Code that draws figures:
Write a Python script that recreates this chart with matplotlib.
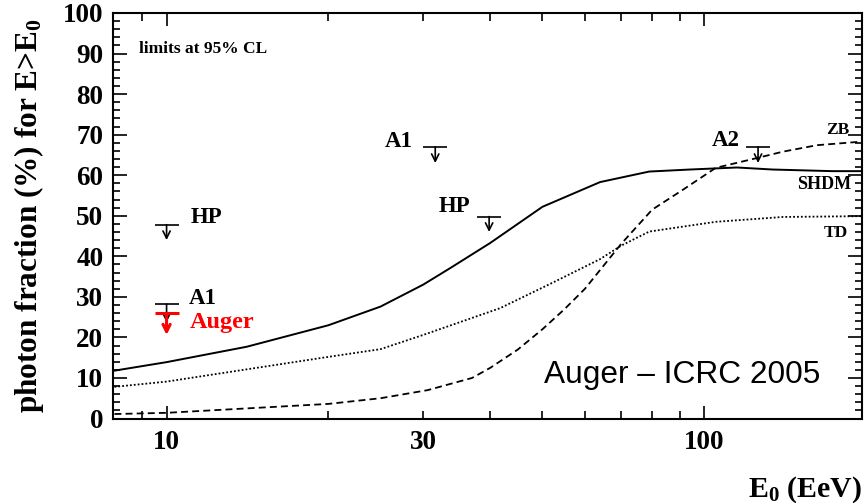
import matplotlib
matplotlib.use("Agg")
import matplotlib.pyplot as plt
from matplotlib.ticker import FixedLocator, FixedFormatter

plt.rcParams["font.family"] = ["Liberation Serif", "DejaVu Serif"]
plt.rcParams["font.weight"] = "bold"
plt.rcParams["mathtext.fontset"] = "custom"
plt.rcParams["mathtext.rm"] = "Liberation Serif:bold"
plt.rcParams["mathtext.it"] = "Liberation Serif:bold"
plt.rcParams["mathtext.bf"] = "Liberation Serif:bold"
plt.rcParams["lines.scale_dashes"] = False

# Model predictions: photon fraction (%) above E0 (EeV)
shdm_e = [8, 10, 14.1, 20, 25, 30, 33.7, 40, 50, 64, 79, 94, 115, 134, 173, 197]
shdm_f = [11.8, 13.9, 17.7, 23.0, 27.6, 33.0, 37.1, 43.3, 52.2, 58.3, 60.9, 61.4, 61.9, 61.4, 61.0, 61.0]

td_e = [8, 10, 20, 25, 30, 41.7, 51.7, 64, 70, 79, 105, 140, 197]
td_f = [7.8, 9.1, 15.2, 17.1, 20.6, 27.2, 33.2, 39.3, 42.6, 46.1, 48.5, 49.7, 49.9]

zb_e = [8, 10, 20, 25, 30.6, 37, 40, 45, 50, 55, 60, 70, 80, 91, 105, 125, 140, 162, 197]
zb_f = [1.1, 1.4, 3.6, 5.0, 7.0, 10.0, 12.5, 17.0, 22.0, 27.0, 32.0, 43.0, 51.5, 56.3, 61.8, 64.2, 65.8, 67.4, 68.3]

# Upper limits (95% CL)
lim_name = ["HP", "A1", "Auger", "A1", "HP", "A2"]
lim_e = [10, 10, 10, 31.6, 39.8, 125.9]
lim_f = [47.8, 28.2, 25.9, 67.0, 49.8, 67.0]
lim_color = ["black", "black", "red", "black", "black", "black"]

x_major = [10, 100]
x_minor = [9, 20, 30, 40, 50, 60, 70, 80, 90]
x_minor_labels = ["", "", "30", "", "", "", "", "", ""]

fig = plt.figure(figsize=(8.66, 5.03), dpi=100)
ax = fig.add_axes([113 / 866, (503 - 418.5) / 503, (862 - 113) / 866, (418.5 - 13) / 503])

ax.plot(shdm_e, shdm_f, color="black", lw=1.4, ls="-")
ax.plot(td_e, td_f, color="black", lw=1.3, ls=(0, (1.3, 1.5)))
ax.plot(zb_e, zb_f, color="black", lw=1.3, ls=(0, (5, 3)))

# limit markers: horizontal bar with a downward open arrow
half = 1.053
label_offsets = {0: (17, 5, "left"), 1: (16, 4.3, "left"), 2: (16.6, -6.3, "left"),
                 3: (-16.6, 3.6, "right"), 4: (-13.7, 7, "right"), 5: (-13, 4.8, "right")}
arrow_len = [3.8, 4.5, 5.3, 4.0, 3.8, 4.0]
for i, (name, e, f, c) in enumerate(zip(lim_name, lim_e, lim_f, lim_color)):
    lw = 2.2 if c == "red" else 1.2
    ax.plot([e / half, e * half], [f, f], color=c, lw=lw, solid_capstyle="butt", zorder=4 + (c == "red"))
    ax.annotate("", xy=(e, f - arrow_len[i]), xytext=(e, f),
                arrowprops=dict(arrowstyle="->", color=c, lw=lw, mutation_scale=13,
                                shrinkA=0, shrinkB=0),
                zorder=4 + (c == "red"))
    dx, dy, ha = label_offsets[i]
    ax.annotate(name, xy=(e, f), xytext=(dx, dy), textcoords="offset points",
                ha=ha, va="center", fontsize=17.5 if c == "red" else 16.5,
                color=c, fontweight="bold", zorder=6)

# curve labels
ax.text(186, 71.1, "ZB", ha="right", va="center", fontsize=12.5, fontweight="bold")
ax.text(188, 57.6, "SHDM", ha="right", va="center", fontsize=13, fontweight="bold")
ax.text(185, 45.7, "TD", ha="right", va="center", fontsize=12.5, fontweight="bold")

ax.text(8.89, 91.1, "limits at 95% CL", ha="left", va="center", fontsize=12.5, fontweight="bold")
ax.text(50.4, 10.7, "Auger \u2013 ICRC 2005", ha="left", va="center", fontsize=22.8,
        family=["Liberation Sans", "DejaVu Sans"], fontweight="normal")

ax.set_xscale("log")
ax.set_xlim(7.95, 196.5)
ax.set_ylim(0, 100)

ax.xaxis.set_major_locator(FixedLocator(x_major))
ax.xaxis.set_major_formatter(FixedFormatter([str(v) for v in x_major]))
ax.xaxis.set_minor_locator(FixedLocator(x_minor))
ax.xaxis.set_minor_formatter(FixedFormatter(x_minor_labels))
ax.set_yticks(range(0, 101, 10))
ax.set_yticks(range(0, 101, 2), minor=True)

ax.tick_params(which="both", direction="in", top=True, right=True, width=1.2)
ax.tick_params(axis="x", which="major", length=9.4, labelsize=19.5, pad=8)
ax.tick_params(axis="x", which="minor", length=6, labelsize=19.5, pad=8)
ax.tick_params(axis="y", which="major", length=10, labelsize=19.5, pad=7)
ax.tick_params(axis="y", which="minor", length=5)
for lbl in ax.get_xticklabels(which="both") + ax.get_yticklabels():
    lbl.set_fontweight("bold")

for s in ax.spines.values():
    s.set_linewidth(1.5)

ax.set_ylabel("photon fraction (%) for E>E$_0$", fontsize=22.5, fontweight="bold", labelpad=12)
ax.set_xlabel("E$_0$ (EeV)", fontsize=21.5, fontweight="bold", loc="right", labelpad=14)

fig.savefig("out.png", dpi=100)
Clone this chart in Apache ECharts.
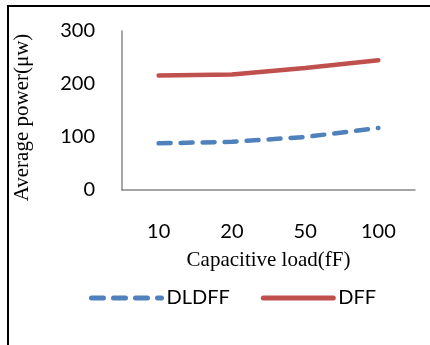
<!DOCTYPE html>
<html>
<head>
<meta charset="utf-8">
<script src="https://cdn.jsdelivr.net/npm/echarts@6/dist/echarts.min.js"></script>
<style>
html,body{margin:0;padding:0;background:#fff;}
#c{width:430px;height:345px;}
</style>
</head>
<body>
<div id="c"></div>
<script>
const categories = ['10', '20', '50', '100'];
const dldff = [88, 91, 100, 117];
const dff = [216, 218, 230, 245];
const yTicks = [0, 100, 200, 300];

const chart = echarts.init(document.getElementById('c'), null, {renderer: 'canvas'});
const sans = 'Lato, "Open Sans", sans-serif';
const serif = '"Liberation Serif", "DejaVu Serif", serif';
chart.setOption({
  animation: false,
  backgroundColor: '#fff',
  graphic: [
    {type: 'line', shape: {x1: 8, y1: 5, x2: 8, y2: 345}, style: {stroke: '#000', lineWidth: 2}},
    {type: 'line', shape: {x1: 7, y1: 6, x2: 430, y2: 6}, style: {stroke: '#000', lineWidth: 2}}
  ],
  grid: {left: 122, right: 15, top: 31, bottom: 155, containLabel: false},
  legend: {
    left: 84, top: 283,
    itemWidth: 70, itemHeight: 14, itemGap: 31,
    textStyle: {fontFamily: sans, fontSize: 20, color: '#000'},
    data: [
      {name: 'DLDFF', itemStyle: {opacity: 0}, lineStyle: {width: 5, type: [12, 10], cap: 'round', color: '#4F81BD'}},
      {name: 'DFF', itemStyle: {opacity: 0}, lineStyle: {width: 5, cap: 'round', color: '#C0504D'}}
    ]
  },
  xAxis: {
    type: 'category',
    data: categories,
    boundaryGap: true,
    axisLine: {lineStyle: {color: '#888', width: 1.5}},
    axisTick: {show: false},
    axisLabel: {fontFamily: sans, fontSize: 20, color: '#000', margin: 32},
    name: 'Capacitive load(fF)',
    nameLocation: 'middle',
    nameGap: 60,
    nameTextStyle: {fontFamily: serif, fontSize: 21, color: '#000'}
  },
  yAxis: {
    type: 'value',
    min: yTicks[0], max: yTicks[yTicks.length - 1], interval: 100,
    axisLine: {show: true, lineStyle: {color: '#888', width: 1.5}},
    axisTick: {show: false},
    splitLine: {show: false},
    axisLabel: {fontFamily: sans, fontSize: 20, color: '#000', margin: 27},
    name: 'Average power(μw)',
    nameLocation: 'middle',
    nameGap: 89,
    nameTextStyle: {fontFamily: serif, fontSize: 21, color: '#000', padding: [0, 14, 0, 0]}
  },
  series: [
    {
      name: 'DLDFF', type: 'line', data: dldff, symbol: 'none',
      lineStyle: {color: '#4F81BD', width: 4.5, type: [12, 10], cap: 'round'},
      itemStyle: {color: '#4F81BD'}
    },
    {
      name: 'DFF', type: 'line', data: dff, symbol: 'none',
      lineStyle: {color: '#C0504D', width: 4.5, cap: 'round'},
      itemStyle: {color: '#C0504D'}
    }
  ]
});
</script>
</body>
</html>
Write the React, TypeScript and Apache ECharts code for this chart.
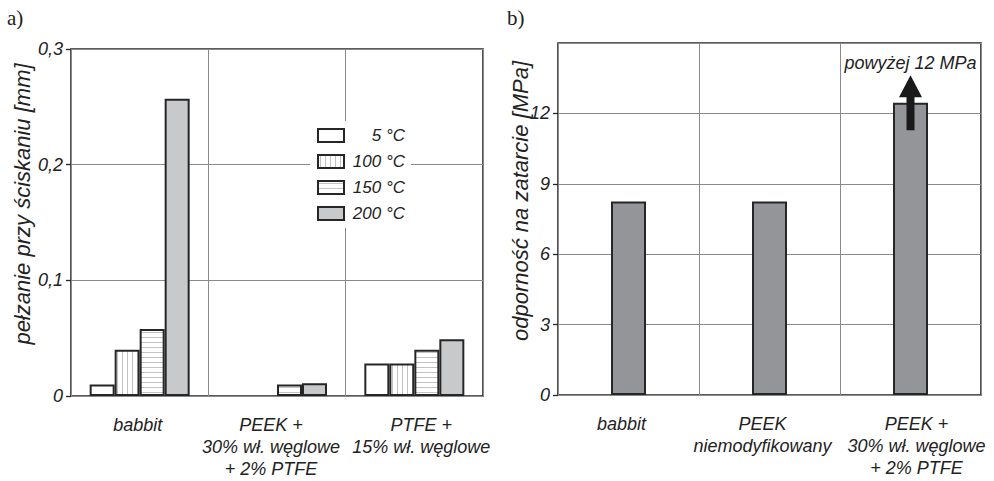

== Objective ==
Nothing but the lines from the start of the records above through the line with "61.4, 61.0, 61.0]" should be retyped, each exactly as written; leave out all pictures.

== Written solution ==
Write a Python script that recreates this chart with matplotlib.
import matplotlib
matplotlib.use("Agg")
import matplotlib.pyplot as plt
from matplotlib.ticker import FixedLocator, FixedFormatter

plt.rcParams["font.family"] = ["Liberation Serif", "DejaVu Serif"]
plt.rcParams["font.weight"] = "bold"
plt.rcParams["mathtext.fontset"] = "custom"
plt.rcParams["mathtext.rm"] = "Liberation Serif:bold"
plt.rcParams["mathtext.it"] = "Liberation Serif:bold"
plt.rcParams["mathtext.bf"] = "Liberation Serif:bold"
plt.rcParams["lines.scale_dashes"] = False

# Model predictions: photon fraction (%) above E0 (EeV)
shdm_e = [8, 10, 14.1, 20, 25, 30, 33.7, 40, 50, 64, 79, 94, 115, 134, 173, 197]
shdm_f = [11.8, 13.9, 17.7, 23.0, 27.6, 33.0, 37.1, 43.3, 52.2, 58.3, 60.9, 61.4, 61.9, 61.4, 61.0, 61.0]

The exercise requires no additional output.